Exactly the lines from the first line of the records to the line holding "var groupLabels = ['A= Above', 'B= Below'];" should be duplicated, and nothing more; pictures stay out.

═════ Source records ═════

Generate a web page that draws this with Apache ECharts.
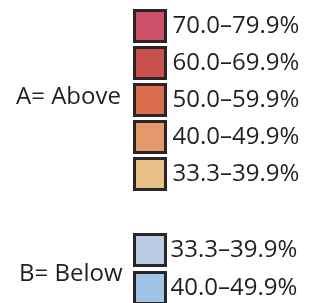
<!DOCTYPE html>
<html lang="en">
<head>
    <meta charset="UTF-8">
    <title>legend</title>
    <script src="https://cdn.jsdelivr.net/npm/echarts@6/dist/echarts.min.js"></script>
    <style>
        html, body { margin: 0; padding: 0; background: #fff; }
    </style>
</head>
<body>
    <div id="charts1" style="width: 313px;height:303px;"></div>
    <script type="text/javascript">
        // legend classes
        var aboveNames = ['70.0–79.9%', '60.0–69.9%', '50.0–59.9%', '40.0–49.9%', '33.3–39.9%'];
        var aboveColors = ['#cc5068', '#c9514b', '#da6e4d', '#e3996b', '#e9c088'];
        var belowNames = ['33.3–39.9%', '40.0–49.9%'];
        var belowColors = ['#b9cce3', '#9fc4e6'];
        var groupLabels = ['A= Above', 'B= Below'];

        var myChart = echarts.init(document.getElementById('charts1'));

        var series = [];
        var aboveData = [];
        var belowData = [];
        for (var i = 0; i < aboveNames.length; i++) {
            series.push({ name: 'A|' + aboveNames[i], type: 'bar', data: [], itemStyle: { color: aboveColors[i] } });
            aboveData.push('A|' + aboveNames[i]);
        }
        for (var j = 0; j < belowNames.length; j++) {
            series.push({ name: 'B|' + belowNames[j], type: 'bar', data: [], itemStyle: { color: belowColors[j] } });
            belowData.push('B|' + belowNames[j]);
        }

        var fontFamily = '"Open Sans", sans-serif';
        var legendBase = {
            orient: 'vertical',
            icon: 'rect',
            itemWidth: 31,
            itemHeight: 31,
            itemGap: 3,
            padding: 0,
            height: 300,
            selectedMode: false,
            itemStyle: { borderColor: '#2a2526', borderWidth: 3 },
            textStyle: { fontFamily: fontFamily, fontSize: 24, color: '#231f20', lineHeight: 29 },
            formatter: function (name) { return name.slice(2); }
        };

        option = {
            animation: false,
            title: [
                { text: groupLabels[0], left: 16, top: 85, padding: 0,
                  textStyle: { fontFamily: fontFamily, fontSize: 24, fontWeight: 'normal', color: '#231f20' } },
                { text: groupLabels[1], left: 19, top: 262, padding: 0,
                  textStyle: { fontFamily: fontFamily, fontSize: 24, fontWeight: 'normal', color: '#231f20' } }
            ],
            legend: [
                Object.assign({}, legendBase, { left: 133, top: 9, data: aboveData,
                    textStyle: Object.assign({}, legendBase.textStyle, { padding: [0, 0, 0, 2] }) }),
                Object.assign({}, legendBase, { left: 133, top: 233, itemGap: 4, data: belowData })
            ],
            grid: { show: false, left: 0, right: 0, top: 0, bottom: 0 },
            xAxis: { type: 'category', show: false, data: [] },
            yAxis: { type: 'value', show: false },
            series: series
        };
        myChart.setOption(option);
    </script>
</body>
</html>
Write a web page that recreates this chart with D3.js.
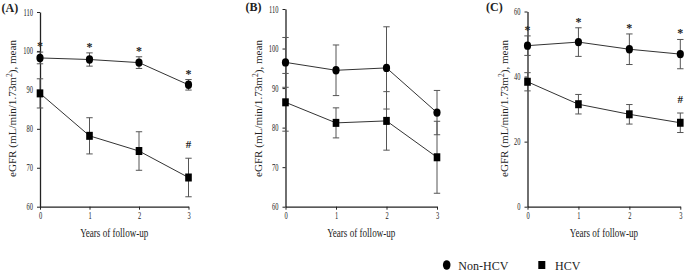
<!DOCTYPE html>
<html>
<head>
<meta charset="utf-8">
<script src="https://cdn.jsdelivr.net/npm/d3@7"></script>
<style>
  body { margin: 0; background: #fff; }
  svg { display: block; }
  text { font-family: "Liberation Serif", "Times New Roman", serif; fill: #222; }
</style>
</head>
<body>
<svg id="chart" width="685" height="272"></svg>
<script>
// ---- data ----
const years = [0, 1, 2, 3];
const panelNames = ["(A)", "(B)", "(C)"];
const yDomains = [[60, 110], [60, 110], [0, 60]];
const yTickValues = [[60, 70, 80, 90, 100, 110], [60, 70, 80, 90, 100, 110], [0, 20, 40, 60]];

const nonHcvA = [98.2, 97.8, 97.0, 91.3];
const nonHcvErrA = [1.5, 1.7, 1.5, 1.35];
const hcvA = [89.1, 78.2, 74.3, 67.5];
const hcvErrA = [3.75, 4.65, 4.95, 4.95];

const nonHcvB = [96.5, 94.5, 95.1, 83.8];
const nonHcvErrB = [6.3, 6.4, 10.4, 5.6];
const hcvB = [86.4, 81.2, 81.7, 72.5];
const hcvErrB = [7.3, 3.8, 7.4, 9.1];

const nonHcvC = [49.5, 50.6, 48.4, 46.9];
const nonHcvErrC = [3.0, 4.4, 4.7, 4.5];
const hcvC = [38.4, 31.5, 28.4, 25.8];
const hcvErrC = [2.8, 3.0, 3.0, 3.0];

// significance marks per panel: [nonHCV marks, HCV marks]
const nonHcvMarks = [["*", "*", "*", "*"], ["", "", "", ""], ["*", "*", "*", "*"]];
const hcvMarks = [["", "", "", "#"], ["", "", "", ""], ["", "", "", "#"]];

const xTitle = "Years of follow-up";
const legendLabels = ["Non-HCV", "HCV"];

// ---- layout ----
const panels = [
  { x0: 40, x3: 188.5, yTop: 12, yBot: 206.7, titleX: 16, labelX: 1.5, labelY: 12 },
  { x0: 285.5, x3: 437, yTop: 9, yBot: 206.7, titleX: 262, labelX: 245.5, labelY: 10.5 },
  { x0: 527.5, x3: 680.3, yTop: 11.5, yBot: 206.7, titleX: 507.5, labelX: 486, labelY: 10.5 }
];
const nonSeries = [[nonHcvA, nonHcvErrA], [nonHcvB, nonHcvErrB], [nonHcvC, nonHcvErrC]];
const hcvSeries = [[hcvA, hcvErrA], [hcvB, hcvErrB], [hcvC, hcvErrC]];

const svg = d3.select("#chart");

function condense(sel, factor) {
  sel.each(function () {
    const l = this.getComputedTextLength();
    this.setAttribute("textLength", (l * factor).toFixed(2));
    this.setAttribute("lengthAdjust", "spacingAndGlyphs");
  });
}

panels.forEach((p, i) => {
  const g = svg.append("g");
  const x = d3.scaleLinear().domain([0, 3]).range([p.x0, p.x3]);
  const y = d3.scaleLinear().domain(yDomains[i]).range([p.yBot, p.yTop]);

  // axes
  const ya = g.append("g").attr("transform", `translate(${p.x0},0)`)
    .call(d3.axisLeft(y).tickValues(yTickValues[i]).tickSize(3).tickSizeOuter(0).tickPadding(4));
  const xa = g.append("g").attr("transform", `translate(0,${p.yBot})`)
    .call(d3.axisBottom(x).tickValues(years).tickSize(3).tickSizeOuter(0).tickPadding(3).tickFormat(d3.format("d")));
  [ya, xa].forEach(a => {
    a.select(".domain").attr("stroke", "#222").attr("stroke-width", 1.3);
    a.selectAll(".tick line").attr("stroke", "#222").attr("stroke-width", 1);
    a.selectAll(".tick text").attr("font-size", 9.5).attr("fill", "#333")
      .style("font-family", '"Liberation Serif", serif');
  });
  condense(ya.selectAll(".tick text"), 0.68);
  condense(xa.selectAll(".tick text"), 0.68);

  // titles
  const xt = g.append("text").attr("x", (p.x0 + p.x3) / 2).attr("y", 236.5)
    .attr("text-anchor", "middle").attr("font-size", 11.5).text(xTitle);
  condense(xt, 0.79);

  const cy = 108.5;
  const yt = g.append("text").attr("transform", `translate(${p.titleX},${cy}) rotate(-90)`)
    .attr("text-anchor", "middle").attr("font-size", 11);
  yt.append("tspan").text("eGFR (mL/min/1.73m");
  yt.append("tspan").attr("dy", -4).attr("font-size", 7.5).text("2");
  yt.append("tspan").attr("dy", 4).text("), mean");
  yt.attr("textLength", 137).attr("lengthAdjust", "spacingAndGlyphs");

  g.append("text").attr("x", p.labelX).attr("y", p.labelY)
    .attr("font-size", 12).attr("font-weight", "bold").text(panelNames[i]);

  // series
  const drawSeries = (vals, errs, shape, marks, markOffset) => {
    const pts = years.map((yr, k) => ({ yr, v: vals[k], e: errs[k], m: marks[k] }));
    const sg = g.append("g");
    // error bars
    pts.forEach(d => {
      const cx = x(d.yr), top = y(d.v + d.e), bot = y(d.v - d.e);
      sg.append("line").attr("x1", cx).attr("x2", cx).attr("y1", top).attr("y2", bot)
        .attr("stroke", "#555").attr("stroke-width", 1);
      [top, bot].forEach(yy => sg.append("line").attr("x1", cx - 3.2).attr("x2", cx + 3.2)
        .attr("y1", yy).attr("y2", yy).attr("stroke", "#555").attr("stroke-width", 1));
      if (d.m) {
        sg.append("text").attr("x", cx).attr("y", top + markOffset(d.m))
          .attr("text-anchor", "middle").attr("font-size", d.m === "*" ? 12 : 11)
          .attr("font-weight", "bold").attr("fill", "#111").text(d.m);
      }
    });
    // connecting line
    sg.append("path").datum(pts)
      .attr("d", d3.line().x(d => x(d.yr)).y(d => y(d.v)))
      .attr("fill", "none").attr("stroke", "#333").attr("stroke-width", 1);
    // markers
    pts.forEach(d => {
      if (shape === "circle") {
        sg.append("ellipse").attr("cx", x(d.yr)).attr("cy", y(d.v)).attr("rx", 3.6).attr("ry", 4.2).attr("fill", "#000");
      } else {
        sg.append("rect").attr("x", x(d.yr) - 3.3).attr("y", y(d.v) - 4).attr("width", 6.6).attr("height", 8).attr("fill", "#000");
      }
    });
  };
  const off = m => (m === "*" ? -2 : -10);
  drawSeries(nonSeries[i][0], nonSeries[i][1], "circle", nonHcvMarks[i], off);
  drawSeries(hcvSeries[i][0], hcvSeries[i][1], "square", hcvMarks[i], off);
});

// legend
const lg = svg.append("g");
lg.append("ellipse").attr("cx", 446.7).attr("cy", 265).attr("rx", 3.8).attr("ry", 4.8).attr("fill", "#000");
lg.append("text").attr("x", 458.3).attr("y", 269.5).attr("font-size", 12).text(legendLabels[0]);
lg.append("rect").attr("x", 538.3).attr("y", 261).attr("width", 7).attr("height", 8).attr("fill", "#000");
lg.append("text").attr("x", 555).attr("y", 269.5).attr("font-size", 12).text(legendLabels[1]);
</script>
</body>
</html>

═════

* Result
Generate a web page that draws this with Apache ECharts.
<!DOCTYPE html>
<html lang="en">
<head>
    <meta charset="UTF-8">
    <title>legend</title>
    <script src="https://cdn.jsdelivr.net/npm/echarts@6/dist/echarts.min.js"></script>
    <style>
        html, body { margin: 0; padding: 0; background: #fff; }
    </style>
</head>
<body>
    <div id="charts1" style="width: 313px;height:303px;"></div>
    <script type="text/javascript">
        // legend classes
        var aboveNames = ['70.0–79.9%', '60.0–69.9%', '50.0–59.9%', '40.0–49.9%', '33.3–39.9%'];
        var aboveColors = ['#cc5068', '#c9514b', '#da6e4d', '#e3996b', '#e9c088'];
        var belowNames = ['33.3–39.9%', '40.0–49.9%'];
        var belowColors = ['#b9cce3', '#9fc4e6'];
        var groupLabels = ['A= Above', 'B= Below'];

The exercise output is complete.